Monday, April 30, 2007
3-15

Optimization of a propagation procedure of Saccharomyces cerevisiae in batch culture for bioethanol production by means of the Taguchi parameter design

Piedad Curiel-Camino1, Enrique Barrado-Esteban2, Rebeca Díez-Antolinez1, Pablo Gutiérrez-Gómez1, Silvia Pisonero-Torralba1, and Isidro Sangüesa-Dominguez1. (1) Biofuels and Bioproducts Research Group, Agricultural Technological Institute of Castilla y Leon, ITACyL, Carretera de Burgos Km 119, Finca Zamadueñas, 47071, Valladolid, Spain, (2) Dep Analytical Chemistry, Faculty of Chemistry, University of Valladolid, Pº Prado de la Magdalena s/n 47011, Valladolid, Spain

Optimization of Saccharomyces Cerevisiae´s propagation is a crucial step in bioethanol production. Achieving the maximum number of viable cells at the beginning of fermentation avoid long lag phases and therefore, conduct to a more efficient usage of tank fermentation volume in production facilities.

 The aim of these experiences is to find the optimum combination of parameters in the propagation procedure of Saccharomyces cerevisiae. By means of growth plot, glucose plot, specific growth plot rate and relation between optical density and cells counting it is possible to know when the moment of maximum stationary phase is reached. At this time, fermentation starts with the most possible number of viable cells.
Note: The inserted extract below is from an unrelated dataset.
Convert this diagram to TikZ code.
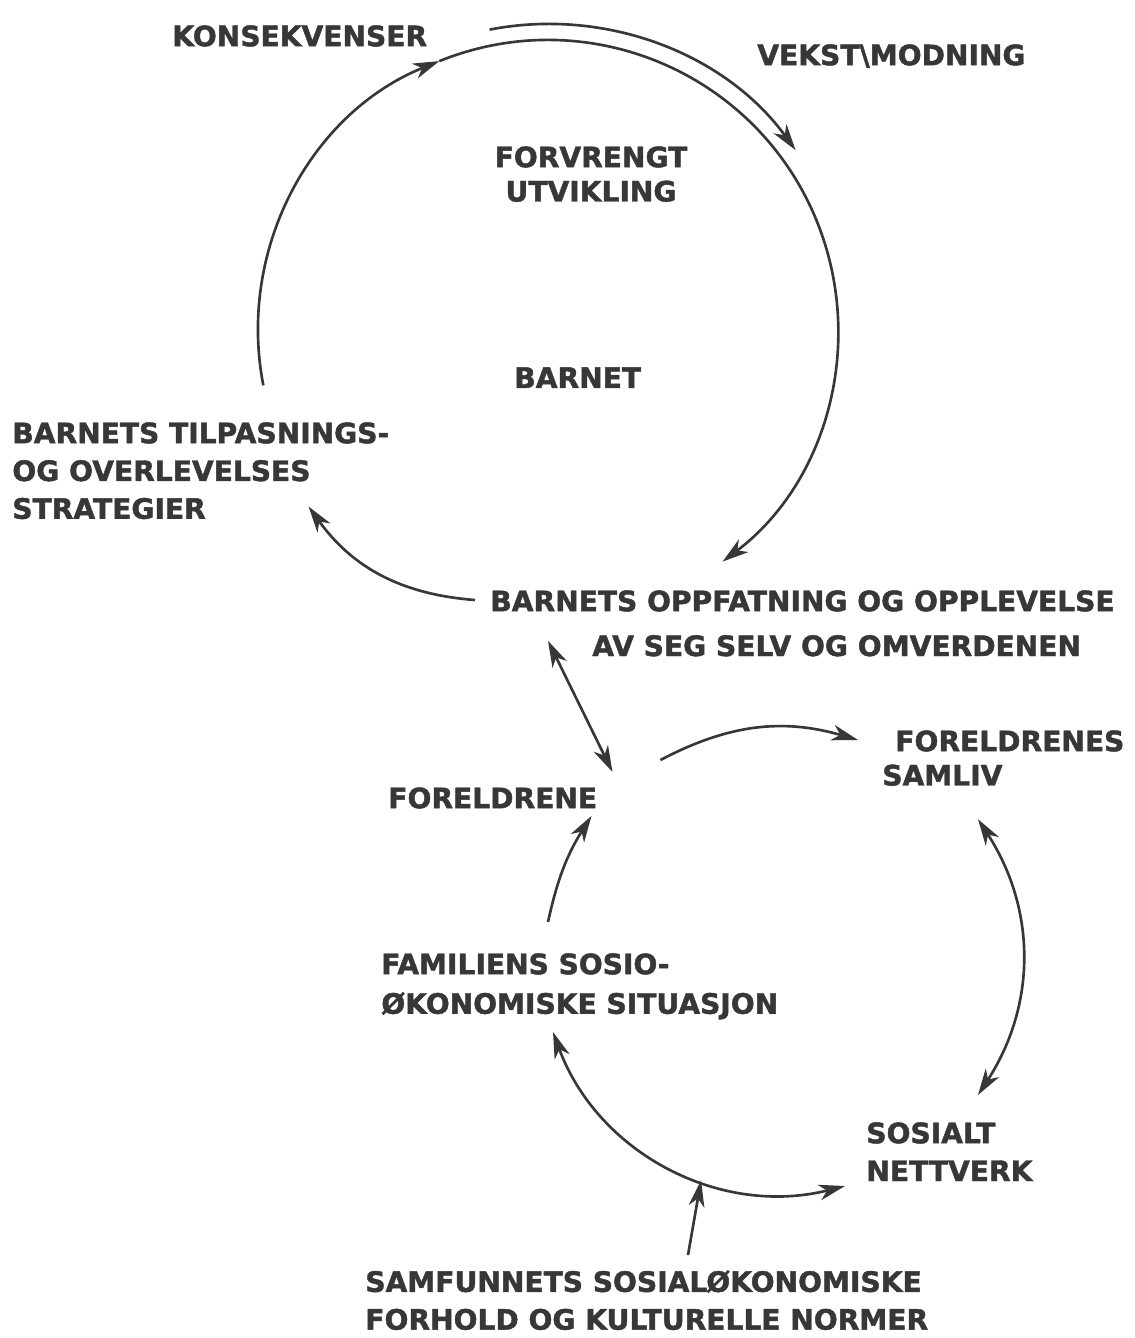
\documentclass[tikz,border=0pt]{standalone}
\usepackage{fontspec}
\setmainfont{DejaVu Sans}[BoldFeatures={FakeBold=1.6}]
\usepackage{xcolor}
\usetikzlibrary{arrows.meta,calc}
\definecolor{ink}{RGB}{55,55,55}

\begin{document}
\begin{tikzpicture}[x=0.02cm,y=0.02cm,
	every node/.style={inner sep=0pt,text=ink,font=\bfseries\fontsize{16}{21.5}\selectfont},
	lbl/.style={anchor=north west,align=left},
	tip/.tip={Stealth[length=15pt,width=9pt,inset=4.5pt]},
	flow/.style={draw=ink,line width=1.5pt,-tip},
	both/.style={draw=ink,line width=1.5pt,tip-tip}] 
	\useasboundingbox (0,0) rectangle (1134,-1338);
	% the big loop round the child
	\coordinate (c) at (548,-330);
	\coordinate (kv1) at ($(c)+(191:290)$);
	\coordinate (kv2) at ($(c)+(112:290)$);
	\coordinate (kv3) at ($(c)+(101:306)$);
	\node[lbl] (kons) at (172,-25) {KONSEKVENSER};
	\node[lbl] (vekst) at (757,-44) {VEKST\textbackslash MODNING};
	\node[anchor=north,align=center] (forvr) at (591,-146) {FORVRENGT\\[-2pt]UTVIKLING};
	\node[lbl] (barnet) at (514,-367) {BARNET};
	\node[lbl] (tilp) at (12,-422) {BARNETS TILPASNINGS-\\OG OVERLEVELSES\\STRATEGIER};
	\node[lbl] (oppf) at (490,-590) {BARNETS OPPFATNING OG OPPLEVELSE\\[4pt]\hspace*{2.04cm}AV SEG SELV OG OMVERDENEN};
	% the family
	\node[lbl] (foreldrene) at (388,-787) {FORELDRENE};
	\node[lbl] (samliv) at (882,-730) {\hspace*{0.26cm}FORELDRENES\\[-2pt]SAMLIV};
	\node[lbl] (familie) at (381,-953) {FAMILIENS SOSIO-\\[1pt]ØKONOMISKE SITUASJON};
	\node[lbl] (sosialt) at (866,-1122) {SOSIALT\\NETTVERK};
	\node[lbl] (samfunn) at (365,-1270) {SAMFUNNETS SOSIALØKONOMISKE\\FORHOLD OG KULTURELLE NORMER};
	\draw[flow] (kv1) arc[start angle=191,end angle=112,radius=290];
	\draw[flow] (kv2) arc[start angle=112,end angle=-53,radius=290];
	\draw[flow] (kv3) arc[start angle=101,end angle=36,radius=306];
	\path
	([shift={(-15,-10)}]oppf.north west) edge[flow,bend left=25] ([shift={(-81,13)}]tilp.south east)
	([shift={(63,27)}]foreldrene.north east) edge[flow,bend left=22] ([shift={(-24,-10)}]samliv.north west)
	([shift={(167,31)}]familie.north west) edge[flow,bend left=10] ([shift={(-6,-7)}]foreldrene.south east)
	([shift={(58,16)}]oppf.south west) edge[both] ([shift={(15,15)}]foreldrene.north east)
	([shift={(96,-33)}]samliv.south west) edge[both,bend left=33] ([shift={(112,27)}]sosialt.north west);
	\draw[both] ([shift={(172,-79)}]familie.north west) to[bend right=42] coordinate[pos=0.6] (m) ([shift={(-21,-64)}]sosialt.north west);
	\draw[flow] ([shift={(323,15)}]samfunn.north west) -- (m);
	%\draw[flow] (barnet) -- (forvr);
\end{tikzpicture}
\end{document}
 The propagation process was optimized by means of the Taguchi parameter design. Four control factors: 1) percentage of inoculum, 2) percentage of glucose, 3) temperature and 4) stirring, at three levels were explored and assigned to the column of a L9(3)4 saturated orthogonal array. A noise factor (percentage of peptone) was incorporated into the experiment at three levels to simulate the uncontrollable amount of peptone in the process. The experiment was conducted with two replicates of each trial.
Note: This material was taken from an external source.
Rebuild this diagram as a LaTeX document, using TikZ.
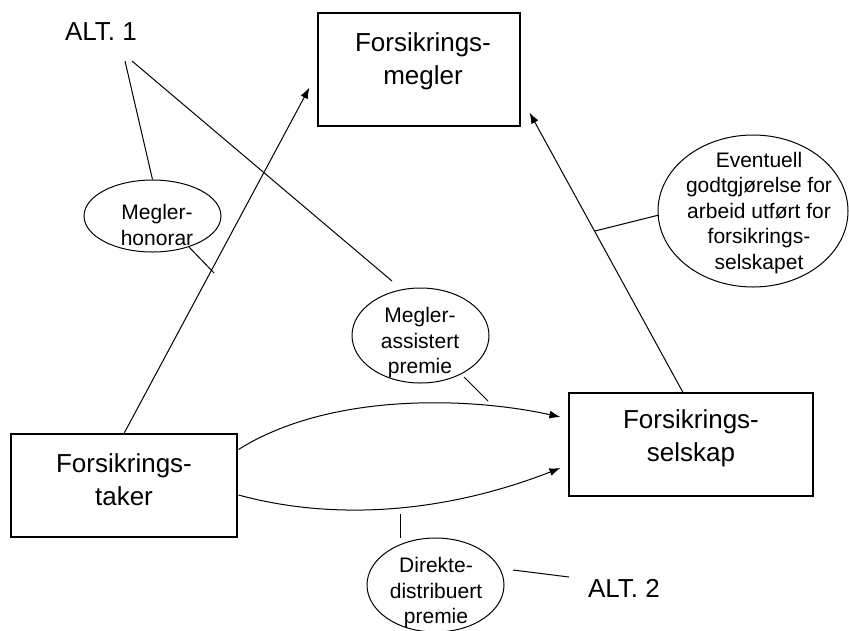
\documentclass[tikz,border=0pt]{standalone}
\usepackage{fontspec}
\setmainfont{Liberation Sans}
\usetikzlibrary{shapes.geometric,arrows.meta,calc}
\tikzset{
  box/.style={draw, rectangle, line width=1.1pt, inner sep=0pt},
  bubble/.style={draw, ellipse, line width=1pt, inner sep=0pt},
  bigtext/.style={font=\fontsize{26}{33}\selectfont, align=center, inner sep=0pt},
  smalltext/.style={font=\fontsize{21}{25.5}\selectfont, align=center, inner sep=0pt},
  conn/.style={line width=1pt},
  arr/.style={conn, -{Latex[length=11pt,width=8pt]}}
}
\begin{document}
\begin{tikzpicture}[x=1pt,y=-1pt]
\useasboundingbox (0,0) rectangle (849,630);
\fill[white] (0,0) rectangle (849,630);

% boxes
\node[box, minimum width=202pt, minimum height=113pt] (megler) at (419,69.5) {};
\node[bigtext] (meglertxt) at (423,61.5) {Forsikrings-\\megler};
\node[box, minimum width=226pt, minimum height=103pt] (taker) at (124,485.5) {};
\node[bigtext] (takertxt) at (124,480) {Forsikrings-\\taker};
\node[box, minimum width=244pt, minimum height=103pt] (selskap) at (691,444.5) {};
\node[bigtext] (selskaptxt) at (691,438) {Forsikrings-\\selskap};

% labels
\node[bigtext] (alt1) at (101,32) {ALT. 1};
\node[bigtext] (alt2) at (624,588) {ALT. 2};

% bubbles
\node[bubble, minimum width=137pt, minimum height=72pt] (honorar) at (152.5,216) {};
\node[smalltext] (honorartxt) at (157,225) {Megler-\\honorar};
\node[bubble, minimum width=137pt, minimum height=95pt] (assist) at (420.5,335.5) {};
\node[smalltext] (assisttxt) at (420,343) {Megler-\\assistert\\premie};
\node[bubble, minimum width=190pt, minimum height=152pt] (event) at (753,211) {};
\node[smalltext] (eventtxt) at (759,213) {Eventuell\\godtgjørelse for\\arbeid utført for\\forsikrings-\\selskapet};
\node[bubble, minimum width=137pt, minimum height=94pt] (direkte) at (435.5,585) {};
\node[smalltext] (direktetxt) at (436,593) {Direkte-\\distribuert\\premie};

% main arrows
\draw[arr] (taker.north) -- ($(megler.south west)+(-8,-39)$);
\draw[arr] ($(selskap.north)+(-8,0)$) -- ($(megler.south east)+(9,-14)$);
\draw[arr] ($(taker.north east)+(1,16)$) .. controls (330,392) and (470,397) .. ($(selskap.west)+(-8,-27.5)$);
\draw[arr] ($(taker.east)+(1,9.5)$) .. controls (330,520) and (440,515) .. ($(selskap.west)+(-8,23.5)$);

% pointer lines
\coordinate (a1a) at (125,61);
\coordinate (a1b) at (132,61);
\coordinate (a1end) at (392,281);
\coordinate (hpA) at (189,247);
\coordinate (hpB) at (214,273);
\coordinate (apA) at (464,377);
\coordinate (apB) at (488,401);
\coordinate (epA) at (659,215);
\coordinate (epB) at (595,231);
\coordinate (dpA) at (400,514);
\coordinate (a2A) at (513,570);
\coordinate (a2B) at (569,577);

\draw[conn] (a1a) -- (honorar.north);
\draw[conn] (a1b) -- (a1end);
\draw[conn] (hpA) -- (hpB);
\draw[conn] (apA) -- (apB);
\draw[conn] (epA) -- (epB);
\draw[conn] (dpA) -- (dpA |- direkte.north);
\draw[conn] (a2A) -- (a2B);
\end{tikzpicture}
\end{document}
 The statistical analysis and the factorial graphs showed that the chosen design parameters and levels lead to an optimum and robust response. This result is independent of uncontrollable variation of percentage of peptone into the sample. Finally, it was performed a confirmatory experiment using two replicates of the optimum combination at each noise level. The resultant response confirms the optimum combination predicted.